The measure, limited to providers that deal with wholesale clients and professional investors, is looking to cut down on duplicate regulatory requirements. 

The government has also indicated that it will consult on options to create a fast-track licensing process for financial services providers that wish to establish more permanent operations in Australia. 

Such a move could see shortened application time frames and reduced barriers to entering the Australian market.

The government has also drawn on attracting talent through employment share scheme changes, that are designed to make it easier for companies to offer shares to their employees. 

The taxation point on shares when an employee leaves a company has been removed, with a maximum deferral period of 15 years. 

The budget has also outlined other regulatory changes for employee share schemes, such as removing disclosure requirements, exempting the offer from licensing, anti-hawking and advertising prohibitions where companies don’t lend or charge the workers.

The ATO is also set to introduce a new early engagement service from July, to encourage and support new business investments into Australia. 

The Tax Office’s mandate is to provide “up front” confidence to investors about how Australian tax laws will apply among other measures, including support around federal tax obligations. It is also supposed to integrate with the Foreign Investment Review Board (FIRB) on certain transactions, so that investors only need to provide information on tax aspects once. 

The ATO will consult with industry stakeholders on the service until June.
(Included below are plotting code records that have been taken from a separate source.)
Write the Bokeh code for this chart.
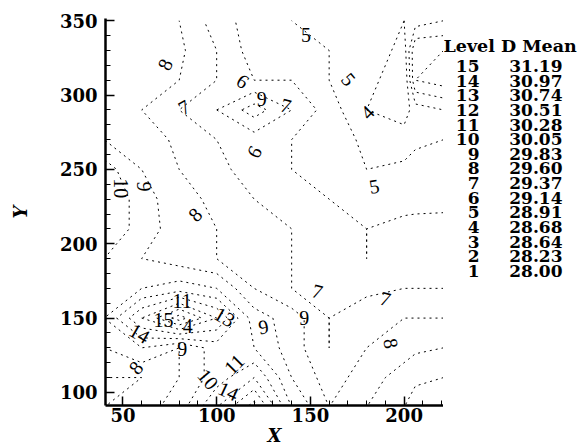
import numpy as np
from bokeh.plotting import figure
from bokeh.layouts import row
from bokeh.models import SingleIntervalTicker, ColumnDataSource, Range1d
from bokeh.embed import file_html
from bokeh.resources import INLINE
from bokeh.core.properties import value

# ---- data ----
level_numbers = [15, 14, 13, 12, 11, 10, 9, 8, 7, 6, 5, 4, 3, 2, 1]
level_d_mean = ["31.19", "30.97", "30.74", "30.51", "30.28", "30.05", "29.83",
                "29.60", "29.37", "29.14", "28.91", "28.68", "28.64", "28.23", "28.00"]

grid_x = [40, 60, 80, 100, 120, 140, 160, 180, 200, 206, 221]
grid_y = [90, 110, 130, 150, 170, 190, 210, 230, 250, 270, 290, 310, 330, 350]
# estimated field, in contour-level units, one row per grid_y
level_grid = [
    [8, 8.5, 9.5, 12, 14.5, 10, 8, 9, 10, 10.5, 11],
    [8, 8, 9, 10.5, 12, 9, 7.5, 8.5, 9.5, 9.8, 10],
    [9, 10, 9, 10.5, 10, 8.5, 7, 8, 8.5, 8.8, 9],
    [10, 13, 15.5, 13, 9.5, 8.5, 7, 7.5, 8, 8, 8],
    [9, 10, 10.5, 10, 8, 7, 6.8, 6.8, 7, 7, 7],
    [10, 9, 8.5, 8, 7.5, 7, 6.5, 6, 6.5, 6.6, 6.8],
    [11, 9.5, 8.5, 8, 7.5, 7, 6.5, 6, 6.4, 6.5, 6.6],
    [11, 9.5, 8.3, 7.8, 7, 6.5, 6, 5.5, 5.5, 5.5, 5.5],
    [10.5, 9, 8, 7.5, 6.2, 6, 5.5, 5, 5.2, 5.4, 5.5],
    [9, 8.5, 7.8, 7, 6.5, 6, 5.5, 4.8, 4.5, 4.8, 5],
    [8.5, 8, 7, 7, 8.5, 7, 5.5, 4, 3.5, 4.5, 5],
    [8, 8.5, 8, 7, 6, 6, 5, 4.5, 3, 7, 7.5],
    [8, 8.5, 8.2, 7, 5.5, 5.5, 5, 5, 3.5, 7, 7],
    [8, 8.3, 8, 6.5, 5.5, 5, 4.8, 5, 4, 4.5, 5],
]

# contour labels as printed on the chart
label_text = ["5", "8", "6", "9", "7", "7", "5", "4", "6", "10", "9", "8", "5",
              "11", "15", "4", "13", "9", "9", "7", "7", "8", "14", "9", "8",
              "10", "11", "14"]
label_x = [147.7, 72.5, 114, 124, 136.9, 82.6, 170.4, 180.3, 120, 49, 61, 88.5, 184,
           81.6, 71.7, 84.6, 104.3, 125, 146.7, 153.7, 190, 193, 58.9, 81.6, 56.9,
           95.4, 109.3, 106.3]
label_y = [340.5, 320.5, 309.4, 297.3, 293, 291.8, 310.6, 288.4, 261.8, 237.4, 238.5,
           219.7, 238.6, 161.7, 149, 145, 150.8, 144.2, 150.2, 168, 163, 133, 139.7,
           129.3, 116.6, 108.9, 118.9, 100.8]
label_angle = [0, 65, -35, 0, -15, 30, -50, 45, 60, -90, -90, 45, 10,
               0, 0, 0, -30, 10, 0, -15, -15, -80, -30, 0, 50,
               -50, 45, -25]

# ---- main contour plot ----
p = figure(width=443, height=448, output_backend="svg", toolbar_location=None,
           x_range=Range1d(40.7, 221.0), y_range=Range1d(91.2, 351.5),
           min_border_left=105, min_border_right=0, min_border_top=18,
           min_border_bottom=38)
p.outline_line_color = None
p.grid.visible = False
p.background_fill_color = "white"

levels = sorted(level_numbers)
p.contour(x=grid_x, y=grid_y, z=np.array(level_grid), levels=levels,
          line_color="black", line_width=1, line_dash="2 4")

src = ColumnDataSource(dict(x=label_x, y=label_y, t=label_text, a=label_angle))
p.text(x="x", y="y", text="t", angle="a", angle_units="deg", source=src,
       text_align="center", text_baseline="middle",
       text_font=value("Liberation Serif"), text_font_size="20px",
       text_color="black")

for ax in (p.xaxis, p.yaxis):
    ax.ticker = SingleIntervalTicker(interval=50, num_minor_ticks=5)
    ax.axis_line_width = 2.5
    ax.axis_line_color = "black"
    ax.major_tick_in = 9
    ax.major_tick_out = 0
    ax.minor_tick_in = 5
    ax.minor_tick_out = 0
    ax.major_tick_line_width = 1.5
    ax.major_tick_line_color = "black"
    ax.minor_tick_line_color = "black"
    ax.major_label_text_font = "DejaVu Serif"
    ax.major_label_text_font_style = "bold"
    ax.major_label_text_font_size = "18px"
    ax.major_label_text_color = "black"
    ax.axis_label_text_font = "DejaVu Serif"
    ax.axis_label_text_font_style = "bold italic"
    ax.axis_label_text_font_size = "18px"
    ax.axis_label_text_color = "black"
p.xaxis.axis_label = "X"
p.yaxis.axis_label = "Y"
p.xaxis.major_label_standoff = 2
p.xaxis.axis_label_standoff = 0
p.yaxis.major_label_standoff = 8
p.yaxis.axis_label_standoff = 26

# ---- legend panel ----
q = figure(width=138, height=448, output_backend="svg", toolbar_location=None,
           x_range=Range1d(0, 138), y_range=Range1d(448, 0),
           min_border=0)
q.axis.visible = False
q.grid.visible = False
q.outline_line_color = None

q.text(x=[0], y=[31.7], text=["Level D Mean"], text_align="left",
       text_baseline="middle", text_font=value("DejaVu Serif"),
       text_font_style="bold", text_font_size="17.5px", text_color="black")
rows_y = [55 + 16.93 * i for i in range(len(level_numbers))]
q.text(x=[36] * len(level_numbers), y=rows_y, text=[str(n) for n in level_numbers],
       text_align="right", text_baseline="middle", text_font=value("DejaVu Serif"),
       text_font_style="bold", text_font_size="17px", text_color="black")
q.text(x=[119] * len(level_numbers), y=rows_y, text=level_d_mean,
       text_align="right", text_baseline="middle", text_font=value("DejaVu Serif"),
       text_font_style="bold", text_font_size="17px", text_color="black")

layout = row(p, q)
open("out.html", "w").write(file_html(layout, INLINE))
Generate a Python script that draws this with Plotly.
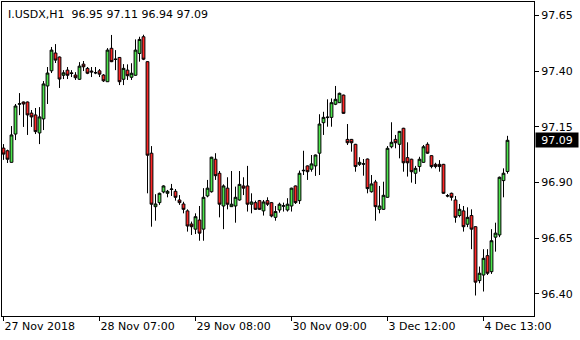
import plotly.graph_objects as go

symbol = "I.USDX,H1"
header_values = ["96.95", "97.11", "96.94", "97.09"]
last_price = 97.09

opens = [97.055, 97.043, 96.991, 97.118, 97.252, 97.262, 97.262, 97.212, 97.204, 97.123,
         97.186, 97.334, 97.402, 97.482, 97.464, 97.382, 97.405, 97.393, 97.383, 97.364,
         97.432, 97.413, 97.401, 97.392, 97.402, 97.383, 97.353, 97.503, 97.455, 97.462,
         97.364, 97.405, 97.373, 97.382, 97.480, 97.555, 97.443, 97.032, 96.792, 96.810,
         96.858, 96.852, 96.869, 96.861, 96.822, 96.804, 96.773, 96.714, 96.691, 96.732,
         96.691, 96.840, 96.859, 97.005, 96.942, 96.795, 96.875, 96.792, 96.795, 96.822,
         96.885, 96.885, 96.803, 96.810, 96.819, 96.773, 96.819, 96.810, 96.744, 96.777,
         96.794, 96.777, 96.795, 96.885, 96.819, 96.953, 96.975, 96.960, 96.975, 97.032,
         97.169, 97.192, 97.193, 97.252, 97.259, 97.293, 97.094, 97.094, 97.072, 96.982,
         96.985, 97.006, 96.859, 96.903, 96.780, 96.780, 96.834, 97.061, 97.094, 97.072,
         97.144, 97.012, 97.005, 96.942, 96.972, 96.991, 97.072, 97.021, 96.982, 96.982,
         96.982, 96.842, 96.852, 96.822, 96.752, 96.773, 96.713, 96.752, 96.702, 96.460,
         96.485, 96.572, 96.500, 96.655, 96.665, 96.909, 96.950]
highs = [97.073, 97.048, 97.154, 97.253, 97.302, 97.264, 97.264, 97.226, 97.235, 97.239,
         97.356, 97.419, 97.509, 97.522, 97.466, 97.405, 97.419, 97.405, 97.396, 97.441,
         97.446, 97.419, 97.419, 97.419, 97.410, 97.387, 97.504, 97.563, 97.495, 97.464,
         97.432, 97.431, 97.436, 97.543, 97.555, 97.564, 97.445, 97.064, 96.848, 96.855,
         96.888, 96.867, 96.894, 96.871, 96.844, 96.814, 96.780, 96.725, 96.762, 96.795,
         96.875, 96.912, 97.016, 97.032, 96.952, 96.892, 96.924, 96.952, 96.882, 96.952,
         96.924, 96.975, 96.852, 96.819, 96.822, 96.822, 96.834, 96.813, 96.795, 96.810,
         96.810, 96.830, 96.877, 96.887, 96.954, 97.043, 96.977, 97.024, 97.026, 97.207,
         97.218, 97.274, 97.278, 97.334, 97.304, 97.295, 97.163, 97.096, 97.074, 97.014,
         97.006, 97.008, 96.934, 96.912, 96.885, 96.904, 97.064, 97.171, 97.114, 97.132,
         97.146, 97.081, 97.007, 96.975, 97.016, 97.069, 97.081, 97.023, 96.989, 97.001,
         96.984, 96.849, 96.855, 96.840, 96.804, 96.795, 96.789, 96.780, 96.704, 96.523,
         96.601, 96.601, 96.691, 96.720, 96.927, 96.964, 97.110]
lows = [97.002, 96.988, 96.990, 97.091, 97.203, 97.150, 97.114, 97.150, 97.118, 97.073,
        97.136, 97.253, 97.392, 97.437, 97.325, 97.365, 97.365, 97.374, 97.361, 97.361,
        97.401, 97.387, 97.374, 97.387, 97.374, 97.352, 97.352, 97.441, 97.405, 97.338,
        97.338, 97.361, 97.361, 97.380, 97.443, 97.450, 96.852, 96.702, 96.729, 96.800,
        96.852, 96.834, 96.840, 96.819, 96.800, 96.762, 96.680, 96.665, 96.669, 96.639,
        96.639, 96.834, 96.855, 96.912, 96.744, 96.691, 96.780, 96.791, 96.720, 96.819,
        96.844, 96.770, 96.762, 96.777, 96.777, 96.752, 96.795, 96.744, 96.729, 96.765,
        96.770, 96.770, 96.770, 96.804, 96.804, 96.934, 96.912, 96.949, 96.930, 96.934,
        97.114, 97.151, 97.151, 97.248, 97.259, 97.209, 97.069, 97.039, 96.949, 96.975,
        96.931, 96.852, 96.855, 96.729, 96.762, 96.778, 96.832, 97.054, 97.054, 97.009,
        96.949, 96.927, 96.900, 96.894, 96.949, 96.989, 97.029, 96.964, 96.964, 96.949,
        96.850, 96.834, 96.819, 96.720, 96.744, 96.680, 96.700, 96.601, 96.393, 96.448,
        96.411, 96.485, 96.490, 96.590, 96.655, 96.834, 96.940]
closes = [97.028, 97.005, 97.114, 97.244, 97.254, 97.253, 97.204, 97.195, 97.129, 97.195,
          97.343, 97.392, 97.495, 97.450, 97.365, 97.393, 97.382, 97.390, 97.371, 97.423,
          97.420, 97.391, 97.397, 97.394, 97.387, 97.357, 97.495, 97.443, 97.453, 97.353,
          97.413, 97.380, 97.391, 97.495, 97.543, 97.454, 97.023, 96.803, 96.804, 96.852,
          96.885, 96.861, 96.871, 96.834, 96.810, 96.780, 96.705, 96.702, 96.747, 96.673,
          96.834, 96.875, 97.014, 96.931, 96.803, 96.885, 96.803, 96.803, 96.834, 96.892,
          96.875, 96.803, 96.813, 96.780, 96.780, 96.813, 96.803, 96.750, 96.770, 96.803,
          96.796, 96.803, 96.875, 96.810, 96.942, 96.955, 96.949, 96.984, 97.024, 97.163,
          97.193, 97.194, 97.259, 97.274, 97.301, 97.211, 97.079, 97.079, 96.972, 96.991,
          96.983, 96.873, 96.894, 96.792, 96.795, 96.843, 97.054, 97.081, 97.079, 97.130,
          96.989, 96.989, 96.949, 96.964, 97.005, 97.061, 97.032, 96.972, 96.972, 96.972,
          96.852, 96.840, 96.834, 96.744, 96.780, 96.702, 96.744, 96.691, 96.453, 96.493,
          96.560, 96.493, 96.639, 96.673, 96.924, 96.942, 97.090]

time_tick_bars = [0, 24, 48, 72, 96, 120]
time_tick_labels = ["27 Nov 2018", "28 Nov 07:00", "29 Nov 08:00",
                    "30 Nov 09:00", "3 Dec 12:00", "4 Dec 13:00"]
price_ticks = [96.40, 96.65, 96.90, 97.15, 97.40, 97.65]

GREEN = "#4CE64C"
RED = "#FF2626"
FONT = "DejaVu Sans"

bars = list(range(len(opens)))

fig = go.Figure(go.Candlestick(
    x=bars, open=opens, high=highs, low=lows, close=closes,
    increasing=dict(line=dict(color="black", width=1), fillcolor=GREEN),
    decreasing=dict(line=dict(color="black", width=1), fillcolor=RED),
    whiskerwidth=0, hoverinfo="skip", showlegend=False,
))

fig.update_layout(
    width=580, height=340,
    margin=dict(l=2, r=46, t=2, b=24),
    paper_bgcolor="white", plot_bgcolor="white",
    font=dict(family=FONT, size=11, color="black"),
    showlegend=False,
    boxgap=0.3, boxgroupgap=0,
)
fig.update_xaxes(
    range=[-0.375, 132.625], rangeslider_visible=False,
    tickmode="array", tickvals=time_tick_bars, ticktext=time_tick_labels,
    ticks="outside", ticklen=4, tickcolor="black", tickwidth=1,
    ticklabelposition="outside right",
    showline=True, linecolor="black", linewidth=1, mirror=True,
    showgrid=False, zeroline=False,
)
fig.update_yaxes(
    side="right", range=[96.301, 97.711],
    tickmode="array", tickvals=price_ticks,
    ticktext=[f"{v:.2f}" for v in price_ticks],
    ticks="outside", ticklen=4, tickcolor="black", tickwidth=1,
    showline=True, linecolor="black", linewidth=1, mirror=True,
    showgrid=False, zeroline=False,
)

fig.add_annotation(
    x=0, y=1, xref="paper", yref="paper", xanchor="left", yanchor="top",
    xshift=4, yshift=-4, showarrow=False,
    text=symbol + "\u00a0\u00a0" + "\u00a0".join(header_values),
    font=dict(family=FONT, size=11, color="black"),
)
fig.add_annotation(
    x=1, y=last_price, xref="paper", yref="y", xanchor="left", yanchor="middle",
    xshift=1, showarrow=False, text=f"{last_price:.2f}",
    bgcolor="black", borderpad=1, width=40, height=12,
    font=dict(family=FONT, size=11, color="white"),
)

fig.write_html("out.html")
Globally mobile individuals and their employers have also been given a new simplified framework for tax residency, defined as a “bright line” test. A person who is physically present in Australia for 183 days or more in any income year will be considered an Australian tax resident.

Further, the government is continuing on its previous moves to clarify the corporate residency test, to address uncertainty for foreign incorporated entities.

The budget has also indicated an incoming financial market infrastructures (FMIs) regulatory reform package, which is aiming to provide Australian regulators with sufficient power to pre-emptively identify and manage risks or intervene in an FMI failure crisis. 

ASIC and the Reserve Bank of Australia will both see their supervisory and licensing powers boosted. 

The package will also allow the Reserve Bank to manage a failure at a clearing and settlement facility. The RBA would be able to draw up to $5 billion per event as a last resort measure to ensure the continued operation of clearing and settlement facilities.